→ TO BE DONE
Below is some material; set it all down exactly, apart from the pictures.

+---+

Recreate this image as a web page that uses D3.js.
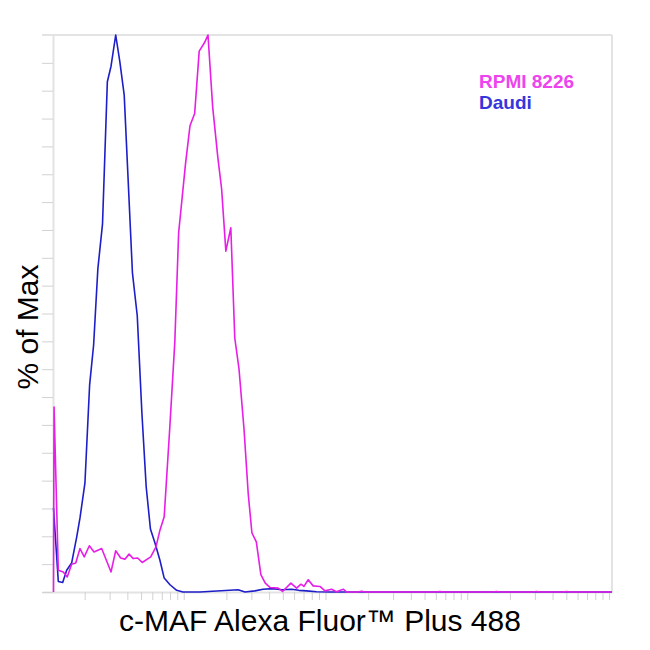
<!DOCTYPE html>
<html>
<head>
<meta charset="utf-8">
<script src="https://cdn.jsdelivr.net/npm/d3@7"></script>
<style>
  html, body { margin: 0; padding: 0; background: #fff; }
  svg { display: block; }
</style>
</head>
<body>
<svg id="chart" width="650" height="650"></svg>
<script>
// ---- Data (log10 of fluorescence intensity, % of max) ----
const seriesNames = ["RPMI 8226", "Daudi"];
const seriesColors = ["#e61ee6", "#1e1ec8"];
const legendColors = ["#ee44ee", "#3636dc"];

const daudiLog = [0.081, 0.115, 0.146, 0.174, 0.209, 0.245, 0.268, 0.303, 0.336, 0.364, 0.394, 0.427,
  0.461, 0.487, 0.520, 0.549, 0.580, 0.638, 0.672, 0.705, 0.735, 0.765, 0.797, 0.832, 0.862, 0.903,
  0.950, 0.994, 1.114, 1.384, 1.432, 1.502, 1.559, 1.629, 1.693, 1.761, 1.812, 1.867, 1.937, 2.031, 4.020];
const daudiPct = [15.1, 1.9, 1.7, 3.9, 5.2, 9.9, 13.3, 19.6, 37.2, 44.3, 58.0, 66.1,
  91.6, 94.4, 100, 95.2, 89.2, 57.3, 49.6, 32.0, 18.9, 11.3, 8.8, 5.7, 2.5, 1.3,
  0.3, 0, 0, 0.4, 0, 0.2, 0.5, 0.6, 0.4, 0.5, 0.3, 0.2, 0.05, 0, 0];

const rpmiLog = [0.081, 0.085, 0.115, 0.150, 0.178, 0.209, 0.238, 0.268, 0.298, 0.334, 0.367, 0.421,
  0.487, 0.520, 0.555, 0.585, 0.614, 0.644, 0.675, 0.707, 0.767, 0.804, 0.832, 0.862, 0.901, 0.937,
  0.964, 1.013, 1.044, 1.077, 1.109, 1.146, 1.171, 1.204, 1.241, 1.267, 1.297, 1.332, 1.360, 1.390,
  1.425, 1.455, 1.481, 1.512, 1.544, 1.575, 1.610, 1.666, 1.697, 1.756, 1.796, 1.827, 1.848, 1.878,
  1.913, 1.961, 1.996, 2.043, 2.078, 2.125, 2.149, 2.228, 2.255, 2.278, 2.779, 2.807, 2.835, 3.181,
  3.207, 3.230, 3.463, 3.489, 3.512, 3.674, 3.700, 3.723, 4.020];
const rpmiPct = [0, 33.2, 3.9, 3.6, 2.7, 5.0, 5.2, 7.8, 6.3, 8.3, 7.2, 7.8,
  3.6, 7.4, 6.1, 5.9, 6.8, 6.0, 6.1, 5.3, 6.3, 8.1, 11.1, 13.5, 29.3, 44.9,
  64.5, 77.0, 83.7, 85.9, 97.1, 98.6, 100, 87.1, 77.9, 72.4, 61.2, 65.4, 45.6, 40.0,
  29.3, 17.6, 10.6, 9.0, 3.1, 1.6, 0.8, 0.7, 0.1, 1.6, 0.7, 1.4, 1.0, 2.2,
  1.1, 1.0, 0.2, 0.5, 0.05, 0.5, 0, 0, 0.15, 0, 0, 0.1, 0, 0,
  0.1, 0, 0, 0.1, 0, 0, 0.1, 0, 0];

const xTickValues = [2, 3, 4, 5, 6, 7, 8, 9, 10,
  20, 30, 40, 50, 60, 70, 80, 90, 100,
  200, 300, 400, 500, 600, 700, 800, 900, 1000,
  2000, 3000, 4000, 5000, 6000, 7000, 8000, 9000, 10000];
const yTickValues = [0, 5, 10, 15, 20, 25, 30, 35, 40, 45, 50, 55, 60, 65, 70, 75, 80, 85, 90, 95, 100];

const xLabel = "c-MAF Alexa Fluor™ Plus 488";
const yLabel = "% of Max";

// ---- Drawing ----
(function () {
const svg = d3.select("#chart");
const pLeft = 42, pRight = 612, pTop = 35, pBottom = 592, yAxisX = 53;

const x = d3.scaleLog().domain([1, 10500]).range([pLeft, pRight]);
const y = d3.scaleLinear().domain([0, 100]).range([pBottom, pTop]);

const frameColor = "#e3e3e3";
const tickColor = "#d2d2d2";

// x axis
const gx = svg.append("g").attr("transform", `translate(0,${pBottom})`)
  .call(d3.axisBottom(x).tickValues(xTickValues).tickFormat("").tickSize(8).tickSizeOuter(0));
gx.select(".domain").attr("stroke", frameColor).attr("stroke-width", 2);
gx.selectAll(".tick line").attr("stroke", tickColor).attr("stroke-width", 1);

// y axis
const gy = svg.append("g").attr("transform", `translate(${yAxisX},0)`)
  .call(d3.axisLeft(y).tickValues(yTickValues).tickFormat("").tickSize(yAxisX - pLeft).tickSizeOuter(0));
gy.select(".domain").attr("stroke", frameColor).attr("stroke-width", 2);
gy.selectAll(".tick line").attr("stroke", tickColor).attr("stroke-width", 1);

// frame top & right
svg.append("line").attr("x1", pLeft).attr("x2", pRight).attr("y1", pTop).attr("y2", pTop)
  .attr("stroke", frameColor).attr("stroke-width", 2);
svg.append("line").attr("x1", pRight).attr("x2", pRight).attr("y1", pTop).attr("y2", pBottom)
  .attr("stroke", frameColor).attr("stroke-width", 2);

const line = d3.line().x(d => x(Math.pow(10, d[0]))).y(d => y(d[1]));

const daudi = daudiLog.map((v, i) => [v, daudiPct[i]]);
const rpmi = rpmiLog.map((v, i) => [v, rpmiPct[i]]);

svg.append("path").datum(daudi).attr("d", line)
  .attr("fill", "none").attr("stroke", seriesColors[1]).attr("stroke-width", 1.6)
  .attr("stroke-linejoin", "round");
svg.append("path").datum(rpmi).attr("d", line)
  .attr("fill", "none").attr("stroke", seriesColors[0]).attr("stroke-width", 1.6)
  .attr("stroke-linejoin", "round");

// legend
const legend = svg.append("g").attr("font-family", "Liberation Sans, Arial, sans-serif")
  .attr("font-weight", "bold").attr("font-size", 19);
seriesNames.forEach((n, i) => {
  legend.append("text").attr("x", 479).attr("y", 88 + i * 21).attr("fill", legendColors[i]).text(n);
});

// axis labels
svg.append("text").attr("x", 320).attr("y", 631).attr("text-anchor", "middle")
  .attr("font-family", "Liberation Sans, Arial, sans-serif").attr("font-size", 30)
  .attr("fill", "#000").text(xLabel);
svg.append("text").attr("transform", "translate(38,327) rotate(-90)").attr("text-anchor", "middle")
  .attr("font-family", "Liberation Sans, Arial, sans-serif").attr("font-size", 30)
  .attr("fill", "#000").text(yLabel);
})();
</script>
</body>
</html>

+---+

→ RESULT OF THIS TASK
Recreate this image as a web page that uses D3.js.
<!DOCTYPE html>
<html>
<head>
<meta charset="utf-8">
<script src="https://cdn.jsdelivr.net/npm/d3@7"></script>
<style>
  html, body { margin: 0; padding: 0; background: #fff; }
  svg { display: block; }
</style>
</head>
<body>
<svg id="chart" width="650" height="650"></svg>
<script>
// ---- Data (log10 of fluorescence intensity, % of max) ----
const seriesNames = ["RPMI 8226", "Daudi"];
const seriesColors = ["#e61ee6", "#1e1ec8"];
const legendColors = ["#ee44ee", "#3636dc"];

const daudiLog = [0.081, 0.115, 0.146, 0.174, 0.209, 0.245, 0.268, 0.303, 0.336, 0.364, 0.394, 0.427,
  0.461, 0.487, 0.520, 0.549, 0.580, 0.638, 0.672, 0.705, 0.735, 0.765, 0.797, 0.832, 0.862, 0.903,
  0.950, 0.994, 1.114, 1.384, 1.432, 1.502, 1.559, 1.629, 1.693, 1.761, 1.812, 1.867, 1.937, 2.031, 4.020];
const daudiPct = [15.1, 1.9, 1.7, 3.9, 5.2, 9.9, 13.3, 19.6, 37.2, 44.3, 58.0, 66.1,
  91.6, 94.4, 100, 95.2, 89.2, 57.3, 49.6, 32.0, 18.9, 11.3, 8.8, 5.7, 2.5, 1.3,
  0.3, 0, 0, 0.4, 0, 0.2, 0.5, 0.6, 0.4, 0.5, 0.3, 0.2, 0.05, 0, 0];

const rpmiLog = [0.081, 0.085, 0.115, 0.150, 0.178, 0.209, 0.238, 0.268, 0.298, 0.334, 0.367, 0.421,
  0.487, 0.520, 0.555, 0.585, 0.614, 0.644, 0.675, 0.707, 0.767, 0.804, 0.832, 0.862, 0.901, 0.937,
  0.964, 1.013, 1.044, 1.077, 1.109, 1.146, 1.171, 1.204, 1.241, 1.267, 1.297, 1.332, 1.360, 1.390,
  1.425, 1.455, 1.481, 1.512, 1.544, 1.575, 1.610, 1.666, 1.697, 1.756, 1.796, 1.827, 1.848, 1.878,
  1.913, 1.961, 1.996, 2.043, 2.078, 2.125, 2.149, 2.228, 2.255, 2.278, 2.779, 2.807, 2.835, 3.181,
  3.207, 3.230, 3.463, 3.489, 3.512, 3.674, 3.700, 3.723, 4.020];
const rpmiPct = [0, 33.2, 3.9, 3.6, 2.7, 5.0, 5.2, 7.8, 6.3, 8.3, 7.2, 7.8,
  3.6, 7.4, 6.1, 5.9, 6.8, 6.0, 6.1, 5.3, 6.3, 8.1, 11.1, 13.5, 29.3, 44.9,
  64.5, 77.0, 83.7, 85.9, 97.1, 98.6, 100, 87.1, 77.9, 72.4, 61.2, 65.4, 45.6, 40.0,
  29.3, 17.6, 10.6, 9.0, 3.1, 1.6, 0.8, 0.7, 0.1, 1.6, 0.7, 1.4, 1.0, 2.2,
  1.1, 1.0, 0.2, 0.5, 0.05, 0.5, 0, 0, 0.15, 0, 0, 0.1, 0, 0,
  0.1, 0, 0, 0.1, 0, 0, 0.1, 0, 0];

const xTickValues = [2, 3, 4, 5, 6, 7, 8, 9, 10,
  20, 30, 40, 50, 60, 70, 80, 90, 100,
  200, 300, 400, 500, 600, 700, 800, 900, 1000,
  2000, 3000, 4000, 5000, 6000, 7000, 8000, 9000, 10000];
const yTickValues = [0, 5, 10, 15, 20, 25, 30, 35, 40, 45, 50, 55, 60, 65, 70, 75, 80, 85, 90, 95, 100];

const xLabel = "c-MAF Alexa Fluor™ Plus 488";
const yLabel = "% of Max";

// ---- Drawing ----
(function () {
const svg = d3.select("#chart");
const pLeft = 42, pRight = 612, pTop = 35, pBottom = 592, yAxisX = 53;

const x = d3.scaleLog().domain([1, 10500]).range([pLeft, pRight]);
const y = d3.scaleLinear().domain([0, 100]).range([pBottom, pTop]);

const frameColor = "#e3e3e3";
const tickColor = "#d2d2d2";

// x axis
const gx = svg.append("g").attr("transform", `translate(0,${pBottom})`)
  .call(d3.axisBottom(x).tickValues(xTickValues).tickFormat("").tickSize(8).tickSizeOuter(0));
gx.select(".domain").attr("stroke", frameColor).attr("stroke-width", 2);
gx.selectAll(".tick line").attr("stroke", tickColor).attr("stroke-width", 1);

// y axis
const gy = svg.append("g").attr("transform", `translate(${yAxisX},0)`)
  .call(d3.axisLeft(y).tickValues(yTickValues).tickFormat("").tickSize(yAxisX - pLeft).tickSizeOuter(0));
gy.select(".domain").attr("stroke", frameColor).attr("stroke-width", 2);
gy.selectAll(".tick line").attr("stroke", tickColor).attr("stroke-width", 1);

// frame top & right
svg.append("line").attr("x1", pLeft).attr("x2", pRight).attr("y1", pTop).attr("y2", pTop)
  .attr("stroke", frameColor).attr("stroke-width", 2);
svg.append("line").attr("x1", pRight).attr("x2", pRight).attr("y1", pTop).attr("y2", pBottom)
  .attr("stroke", frameColor).attr("stroke-width", 2);

const line = d3.line().x(d => x(Math.pow(10, d[0]))).y(d => y(d[1]));

const daudi = daudiLog.map((v, i) => [v, daudiPct[i]]);
const rpmi = rpmiLog.map((v, i) => [v, rpmiPct[i]]);

svg.append("path").datum(daudi).attr("d", line)
  .attr("fill", "none").attr("stroke", seriesColors[1]).attr("stroke-width", 1.6)
  .attr("stroke-linejoin", "round");
svg.append("path").datum(rpmi).attr("d", line)
  .attr("fill", "none").attr("stroke", seriesColors[0]).attr("stroke-width", 1.6)
  .attr("stroke-linejoin", "round");

// legend
const legend = svg.append("g").attr("font-family", "Liberation Sans, Arial, sans-serif")
  .attr("font-weight", "bold").attr("font-size", 19);
seriesNames.forEach((n, i) => {
  legend.append("text").attr("x", 479).attr("y", 88 + i * 21).attr("fill", legendColors[i]).text(n);
});

// axis labels
svg.append("text").attr("x", 320).attr("y", 631).attr("text-anchor", "middle")
  .attr("font-family", "Liberation Sans, Arial, sans-serif").attr("font-size", 30)
  .attr("fill", "#000").text(xLabel);
svg.append("text").attr("transform", "translate(38,327) rotate(-90)").attr("text-anchor", "middle")
  .attr("font-family", "Liberation Sans, Arial, sans-serif").attr("font-size", 30)
  .attr("fill", "#000").text(yLabel);
})();
</script>
</body>
</html>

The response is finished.